Jeremy Ben-Ami's main argument against BDS is it doesn't affirm Israel's right to exist as Jewish homeland
Philip Weiss
July 27, 2010

Here's something important I've missed: a debate of Boycott/Divestment/Sanctions in the July issue of Tikkun magazine, with Jeremy Ben-Ami of J Street and editor Michael Lerner, against, and on the pro side, Maya Wind of the Israeli refusenik group Shministim, Rabbi Lynn Gottlieb and Rebecca Vilkomerson of Jewish Voice for Peace. The debate is not online (but I gather you can find some of it here.)

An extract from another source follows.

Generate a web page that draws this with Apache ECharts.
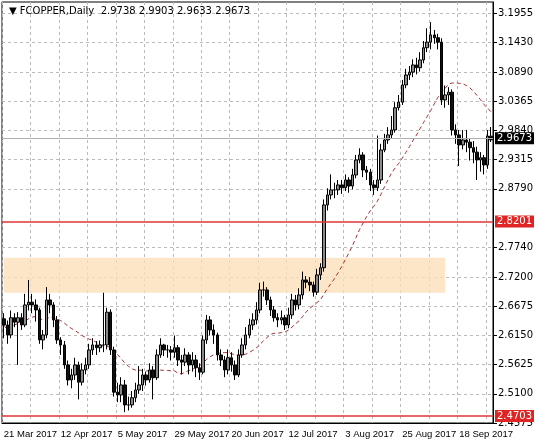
<!DOCTYPE html>
<html><head><meta charset="utf-8">
<script src="https://cdn.jsdelivr.net/npm/echarts@6/dist/echarts.min.js"></script>
<style>html,body{margin:0;padding:0;background:#fff}#c{width:536px;height:446px}</style>
</head><body><div id="c"></div>
<script>
const closes=[2.634,2.616,2.647,2.639,2.647,2.634,2.670,2.675,2.670,2.661,2.607,2.616,2.679,2.670,2.643,2.607,2.598,2.562,2.535,2.544,2.562,2.531,2.553,2.562,2.589,2.598,2.593,2.598,2.598,2.657,2.589,2.513,2.508,2.526,2.490,2.490,2.503,2.517,2.526,2.544,2.535,2.553,2.539,2.580,2.598,2.589,2.589,2.585,2.593,2.571,2.567,2.580,2.562,2.571,2.557,2.549,2.607,2.643,2.625,2.616,2.580,2.571,2.553,2.575,2.562,2.544,2.580,2.598,2.616,2.634,2.643,2.661,2.697,2.697,2.679,2.661,2.647,2.643,2.647,2.634,2.652,2.679,2.670,2.688,2.715,2.711,2.706,2.693,2.724,2.737,2.850,2.868,2.877,2.877,2.886,2.881,2.895,2.884,2.904,2.931,2.940,2.913,2.909,2.886,2.881,2.895,2.949,2.967,2.976,2.985,3.025,3.035,3.066,3.084,3.089,3.102,3.097,3.111,3.133,3.143,3.156,3.151,3.143,3.039,3.048,3.053,2.985,2.976,2.958,2.967,2.963,2.953,2.945,2.931,2.935,2.922,2.974,2.9673];
const opens=[2.645,2.634,2.616,2.647,2.639,2.647,2.634,2.670,2.675,2.670,2.661,2.607,2.616,2.679,2.670,2.643,2.607,2.598,2.562,2.535,2.544,2.562,2.531,2.553,2.562,2.589,2.598,2.593,2.598,2.598,2.657,2.589,2.513,2.508,2.526,2.490,2.490,2.503,2.517,2.526,2.544,2.535,2.553,2.539,2.580,2.598,2.589,2.589,2.585,2.593,2.571,2.567,2.580,2.562,2.571,2.557,2.549,2.607,2.643,2.625,2.616,2.580,2.571,2.553,2.575,2.562,2.544,2.580,2.598,2.616,2.634,2.643,2.661,2.697,2.697,2.679,2.661,2.647,2.643,2.647,2.634,2.652,2.679,2.670,2.688,2.715,2.711,2.706,2.693,2.724,2.737,2.850,2.868,2.877,2.877,2.886,2.881,2.895,2.884,2.904,2.931,2.940,2.913,2.909,2.886,2.881,2.895,2.949,2.967,2.976,2.985,3.025,3.035,3.066,3.084,3.089,3.102,3.097,3.111,3.133,3.143,3.156,3.151,3.143,3.039,3.048,3.053,2.985,2.976,2.958,2.967,2.963,2.953,2.945,2.931,2.935,2.922,2.9738];
const highs=[2.655,2.642,2.660,2.655,2.657,2.655,2.690,2.715,2.690,2.680,2.665,2.625,2.702,2.690,2.675,2.650,2.612,2.605,2.570,2.555,2.575,2.568,2.565,2.575,2.600,2.610,2.605,2.606,2.692,2.665,2.662,2.595,2.530,2.540,2.535,2.505,2.515,2.530,2.560,2.555,2.550,2.565,2.560,2.590,2.610,2.600,2.598,2.596,2.615,2.598,2.580,2.592,2.585,2.585,2.580,2.565,2.615,2.652,2.650,2.635,2.620,2.590,2.578,2.590,2.585,2.570,2.590,2.610,2.630,2.645,2.655,2.675,2.710,2.712,2.702,2.685,2.668,2.655,2.660,2.652,2.665,2.690,2.688,2.700,2.730,2.722,2.720,2.712,2.735,2.745,2.860,2.880,2.905,2.890,2.895,2.895,2.905,2.900,2.915,2.940,2.952,2.945,2.920,2.915,2.895,2.975,2.960,2.978,2.990,3.010,3.035,3.048,3.075,3.095,3.100,3.112,3.115,3.125,3.145,3.168,3.179,3.165,3.158,3.150,3.065,3.062,3.058,2.995,2.985,2.985,2.985,2.970,2.965,2.955,2.945,2.940,2.985,2.9903];
const lows=[2.610,2.600,2.610,2.630,2.562,2.625,2.630,2.660,2.655,2.640,2.600,2.590,2.610,2.655,2.630,2.600,2.580,2.555,2.525,2.520,2.535,2.500,2.525,2.545,2.555,2.580,2.580,2.585,2.585,2.590,2.580,2.505,2.495,2.495,2.477,2.480,2.485,2.495,2.510,2.515,2.525,2.530,2.500,2.535,2.575,2.578,2.575,2.570,2.575,2.560,2.545,2.560,2.545,2.550,2.540,2.535,2.545,2.600,2.615,2.600,2.570,2.560,2.540,2.545,2.550,2.535,2.540,2.575,2.590,2.610,2.625,2.635,2.655,2.685,2.670,2.650,2.640,2.630,2.635,2.625,2.628,2.645,2.660,2.662,2.680,2.700,2.695,2.685,2.688,2.715,2.730,2.840,2.860,2.862,2.868,2.870,2.875,2.872,2.878,2.898,2.925,2.900,2.895,2.875,2.868,2.875,2.888,2.945,2.960,2.970,2.980,3.020,3.030,3.060,3.075,3.080,3.085,3.090,3.105,3.125,3.130,3.140,3.130,3.030,3.025,3.030,2.975,2.960,2.920,2.950,2.945,2.930,2.925,2.895,2.910,2.905,2.915,2.9633];
const yTickValues=[2.4575,2.5100,2.5625,2.6150,2.6675,2.7200,2.7740,2.8790,2.9315,2.9840,3.0365,3.0890,3.1430,3.1955];
const supportLevels=[2.8201,2.4703];
const lastPrice=2.9673;
const zoneLow=2.692, zoneHigh=2.755, zoneEndIndex=124;
const headerText='\u25BC FCOPPER,Daily  2.9738 2.9903 2.9633 2.9673';

const M=['Jan','Feb','Mar','Apr','May','Jun','Jul','Aug','Sep','Oct','Nov','Dec'];
const dates=[];
let d=new Date(Date.UTC(2017,2,21));
while(dates.length<closes.length){
  const wd=d.getUTCDay();
  const isHol=(d.getUTCMonth()===3&&d.getUTCDate()===14);
  if(wd!==0&&wd!==6&&!isHol) dates.push(d.getUTCDate()+' '+M[d.getUTCMonth()]+' '+d.getUTCFullYear());
  d=new Date(d.getTime()+86400000);
}
const candles=closes.map((c,i)=>[opens[i],c,lows[i],highs[i]]);
const ma=closes.map((c,i)=>{const s=Math.max(0,i-19);let t=0;for(let k=s;k<=i;k++)t+=closes[k];return +(t/(i-s+1)).toFixed(4);});

const font='DejaVu Sans';
const lineLabel=(txt,bg)=>({show:true,position:'end',distance:2,formatter:txt,backgroundColor:bg,color:'#fff',padding:[1,2],fontSize:10,fontFamily:font});
const redLine={color:'#e03434',width:1.6,type:'solid',opacity:1};
const chart=echarts.init(document.getElementById('c'));
chart.setOption({
  animation:false,
  title:{text:headerText,left:4,top:1,textStyle:{fontSize:10,fontWeight:'normal',color:'#000',fontFamily:font}},
  grid:{left:2,right:34,top:2,bottom:23,show:true,borderColor:'#000',borderWidth:1,backgroundColor:'transparent'},
  xAxis:{type:'category',data:dates,boundaryGap:true,
    axisLine:{lineStyle:{color:'#000'}},
    axisTick:{interval:7,length:4,lineStyle:{color:'#000'}},
    axisLabel:{interval:15,align:'left',margin:6,fontSize:9.5,color:'#000',fontFamily:'Liberation Sans',hideOverlap:false,showMinLabel:true},
    splitLine:{show:true,interval:7,lineStyle:{color:'#bbb',type:[3,3]}}},
  yAxis:{type:'value',position:'right',min:2.4575,max:3.2153,
    axisLine:{show:true,lineStyle:{color:'#000'}},
    axisTick:{show:true,length:4,customValues:yTickValues,lineStyle:{color:'#000'}},
    axisLabel:{customValues:yTickValues,formatter:v=>v.toFixed(4),fontSize:10,color:'#000',fontFamily:font,margin:5},
    splitLine:{show:true,lineStyle:{color:'#bbb',type:[3,3]}}},
  series:[
    {type:'candlestick',data:candles,barWidth:3,
     itemStyle:{color:'#8a8a8a',color0:'#111',borderColor:'#000',borderColor0:'#000',borderWidth:1},
     markArea:{silent:true,data:[[{xAxis:0,yAxis:zoneLow,itemStyle:{color:'rgba(253,222,185,0.8)'}},{xAxis:zoneEndIndex,yAxis:zoneHigh}]]}},
    {type:'line',data:[],z:5,markLine:{silent:true,symbol:'none',animation:false,lineStyle:redLine,
      data:[{yAxis:supportLevels[0],lineStyle:redLine,label:lineLabel(supportLevels[0].toFixed(4),'#e02424')},
            {yAxis:supportLevels[1],lineStyle:redLine,label:lineLabel(supportLevels[1].toFixed(4),'#e02424')}]}},
    {type:'line',data:[],markLine:{silent:true,symbol:'none',animation:false,lineStyle:{color:'#b0b0b0',width:1,type:'solid'},
      data:[{yAxis:lastPrice,label:lineLabel(lastPrice.toFixed(4),'#000')}]}},
    {type:'line',data:ma,symbol:'none',lineStyle:{color:'#a03030',width:1,type:[4,3]},z:1}
  ]
});
</script></body></html>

A few points: Hat's off to Michael Lerner for giving so much space to this important debate. Next time maybe he will have the debate with Palestinians, who also have something to say about this? Omar Barghouti is very articulate, and knows the issues backward and forward.

The piece is notable for the three arguments Jeremy Ben-Ami makes against BDS that I set out in excerpts below: 1, BDS activists must start by acknowledging Israel's right to exist as a Jewish homeland with full equality for citizens, except who gets to "return" there; 2, BDS freaks out Israelis and we have to treat them with kid gloves so they willingly make concessions; 3, BDS activists paint this as a one sided story when Israelis and Palestinians are both victims and oppressors. It's equal.

Read on HERE: http://mondoweiss.net/2010/07/jeremy-ben-amis-main-argument-against-bds-is-it-doesnt-affirm-israels- right-to-exist-as-jewish-homeland.html?utm_source=feedburner&utm_medium=email&utm_campaign=F eed%3A+feedburner%2FWDBc+%28Mondoweiss%29

Ben-Ami's views as are well known tread the middle, as they attempt to address the injustices perpetrated against the Palestinians, while at the same time indicating that Israel has a right to commit those injustices. J Street is becoming a disappointment. For the moral reality, it is necessary to stick with grassroots groups like Jewish Voice for Peace.